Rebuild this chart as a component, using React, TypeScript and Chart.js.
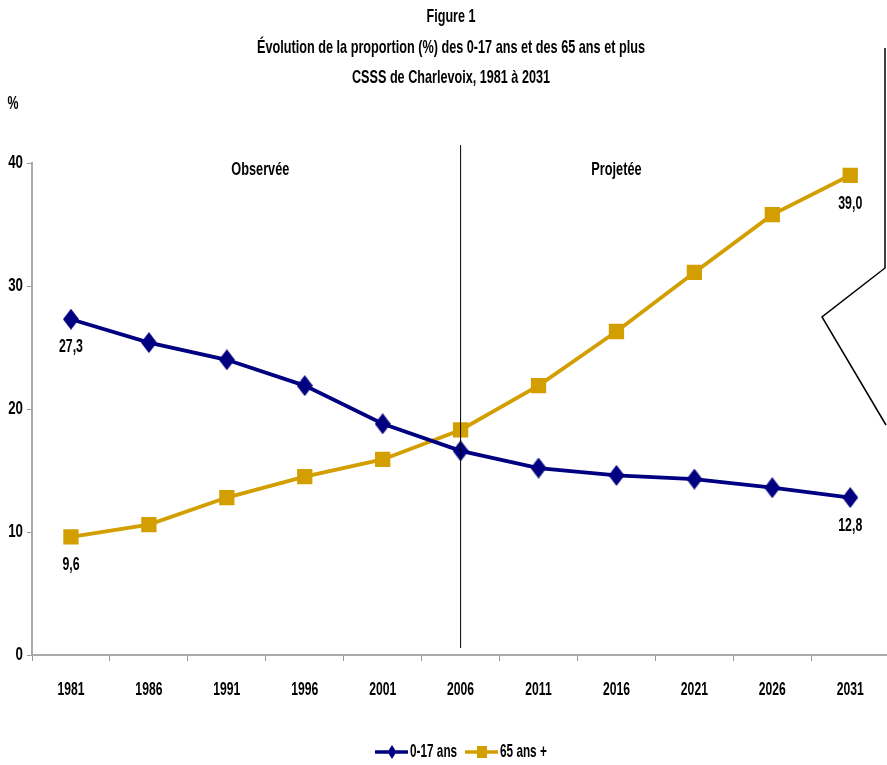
import React, { useEffect, useRef } from "react";
import { Chart, registerables } from "chart.js";
Chart.register(...registerables);

const years = ["1981", "1986", "1991", "1996", "2001", "2006", "2011", "2016", "2021", "2026", "2031"];
const youth = [27.3, 25.4, 24.0, 21.9, 18.8, 16.6, 15.2, 14.6, 14.3, 13.6, 12.8];
const seniors = [9.6, 10.6, 12.8, 14.5, 15.9, 18.3, 21.9, 26.3, 31.1, 35.8, 39.0];
const seriesNames = ["0-17 ans", "65 ans +"];
const titleLines = [
  "Figure 1",
  "Évolution de la proportion (%) des 0-17 ans et des 65 ans et plus",
  "CSSS de Charlevoix, 1981 à 2031",
];
const titleWidths = [49, 388, 198];
const periodLabels = ["Observée", "Projetée"];
const periodIndex = [2.43, 7.0];
const splitYear = "2006";
const labeledIdx = [0, 10];
const yMin = 0;
const yMax = 40;
const yStep = 10;

const NAVY = "#000080";
const GOLD = "#D29E00";
const FONT = '"Liberation Sans", Arial, sans-serif';
const SIZE = 19;
const SX = 0.65;
const fmt = (v: number) => v.toFixed(1).replace(".", ",");

function narrow(ctx: CanvasRenderingContext2D, text: string, x: number, y: number, align: "left" | "center" | "right", sx = SX) {
  ctx.save();
  ctx.font = `bold ${SIZE}px ${FONT}`;
  ctx.textBaseline = "middle";
  ctx.textAlign = align;
  ctx.fillStyle = "#000";
  ctx.translate(x, y);
  ctx.scale(sx, 1);
  ctx.fillText(text, 0, 0);
  ctx.restore();
}

function makeDiamond(w: number, h: number, color: string) {
  const c = document.createElement("canvas");
  c.width = w;
  c.height = h;
  const g = c.getContext("2d")!;
  g.fillStyle = color;
  g.beginPath();
  g.moveTo(w / 2, 0);
  g.lineTo(w, h / 2);
  g.lineTo(w / 2, h);
  g.lineTo(0, h / 2);
  g.closePath();
  g.fill();
  return c;
}

const decorPlugin = {
  id: "decor",
  afterDraw(chart: any) {
    const ctx: CanvasRenderingContext2D = chart.ctx;
    const x = chart.scales.x;
    const y = chart.scales.y;
    ctx.save();
    ctx.font = `bold ${SIZE}px ${FONT}`;
    titleLines.forEach((t, i) => {
      const w = ctx.measureText(t).width;
      narrow(ctx, t, 451, 17 + i * 30.5, "center", titleWidths[i] ? titleWidths[i] / w : SX);
    });
    narrow(ctx, "%", 13, 104, "center");
    x.ticks.forEach((t: any, i: number) => {
      narrow(ctx, String(x.getLabelForValue(t.value)), x.getPixelForTick(i), 690, "center", 0.64);
    });
    y.ticks.forEach((t: any, i: number) => {
      narrow(ctx, String(t.value), 23, y.getPixelForTick(i), "right", 0.7);
    });
    periodLabels.forEach((t, i) => narrow(ctx, t, x.getPixelForValue(periodIndex[i]), 170, "center", 0.67));
    const sxp = x.getPixelForValue(years.indexOf(splitYear));
    ctx.strokeStyle = "#000";
    ctx.lineWidth = 1;
    ctx.beginPath();
    ctx.moveTo(sxp, 145);
    ctx.lineTo(sxp, 648);
    ctx.stroke();
    [youth, seniors].forEach((arr) => {
      labeledIdx.forEach((i) => {
        const px = x.getPixelForValue(i);
        const py = y.getPixelForValue(arr[i]);
        narrow(ctx, fmt(arr[i]), px, py + 28, "center", 0.65);
      });
    });
    ctx.strokeStyle = "#000";
    ctx.lineWidth = 1.5;
    ctx.beginPath();
    ctx.moveTo(885, 48);
    ctx.lineTo(885, 268);
    ctx.lineTo(822, 317);
    ctx.lineTo(886, 425);
    ctx.stroke();
    const ly = 752;
    const drawItem = (x0: number, color: string, style: string, text: string) => {
      ctx.strokeStyle = color;
      ctx.fillStyle = color;
      ctx.lineWidth = 3.5;
      ctx.beginPath();
      ctx.moveTo(x0, ly);
      ctx.lineTo(x0 + 33, ly);
      ctx.stroke();
      const cx = x0 + 17;
      ctx.beginPath();
      if (style === "diamond") {
        ctx.moveTo(cx, ly - 7);
        ctx.lineTo(cx + 4.5, ly);
        ctx.lineTo(cx, ly + 7);
        ctx.lineTo(cx - 4.5, ly);
        ctx.closePath();
      } else {
        ctx.rect(cx - 5, ly - 6, 10, 12);
      }
      ctx.fill();
      narrow(ctx, text, x0 + 35, ly, "left", 0.62);
    };
    drawItem(375, NAVY, "diamond", seriesNames[0]);
    drawItem(465, GOLD, "square", seriesNames[1]);
    ctx.restore();
  },
};

export default function App() {
  const ref = useRef<HTMLCanvasElement>(null);
  useEffect(() => {
    if (!ref.current) return;
    const diamond = makeDiamond(16, 21, NAVY);
    const chart = new Chart(ref.current, {
      type: "line",
      data: {
        labels: years,
        datasets: [
          {
            label: seriesNames[0],
            data: youth,
            borderColor: NAVY,
            backgroundColor: NAVY,
            borderWidth: 3.8,
            pointStyle: diamond,
            pointRadius: 9,
            pointBorderWidth: 0,
            tension: 0,
          },
          {
            label: seriesNames[1],
            data: seniors,
            borderColor: GOLD,
            backgroundColor: GOLD,
            borderWidth: 3.8,
            pointStyle: "rect",
            pointRadius: 10.8,
            pointBorderWidth: 0,
            tension: 0,
          },
        ],
      },
      options: {
        animation: false,
        responsive: false,
        devicePixelRatio: 1,
        layout: { padding: { top: 163, left: 0, right: 7, bottom: 0 } },
        plugins: { legend: { display: false }, title: { display: false }, tooltip: { enabled: false } },
        scales: {
          x: {
            offset: true,
            grid: { offset: true, drawOnChartArea: false, tickLength: 6, color: "#999", lineWidth: 1 },
            border: { color: "#aaa", width: 2 },
            ticks: { color: "rgba(0,0,0,0)", font: { family: FONT, size: 14, weight: "bold" }, maxRotation: 0, autoSkip: false },
            afterFit: (s: any) => { s.height = 110; },
          },
          y: {
            min: yMin,
            max: yMax,
            ticks: { stepSize: yStep, color: "rgba(0,0,0,0)", font: { family: FONT, size: 14, weight: "bold" } },
            grid: { drawOnChartArea: false, tickLength: 5, color: "#999" },
            border: { color: "#aaa", width: 2 },
            afterFit: (s: any) => { s.width = 32; },
          },
        },
      },
      plugins: [decorPlugin],
    } as any);
    return () => chart.destroy();
  }, []);
  return (
    <div style={{ position: "fixed", left: 0, top: 0, width: 887, height: 765, overflow: "hidden", background: "#fff" }}>
      <canvas ref={ref} width={900} height={765} style={{ width: 900, height: 765, display: "block" }} />
    </div>
  );
}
• • • • •
Given exercise:
Begin at the first line of the material and copy each line exactly through the one containing "Chart.register(...registerables);". Omit pictures.

Final result:
Rebuild this chart as a component, using React, TypeScript and Chart.js.
import React, { useEffect, useRef } from "react";
import { Chart, registerables } from "chart.js";
Chart.register(...registerables);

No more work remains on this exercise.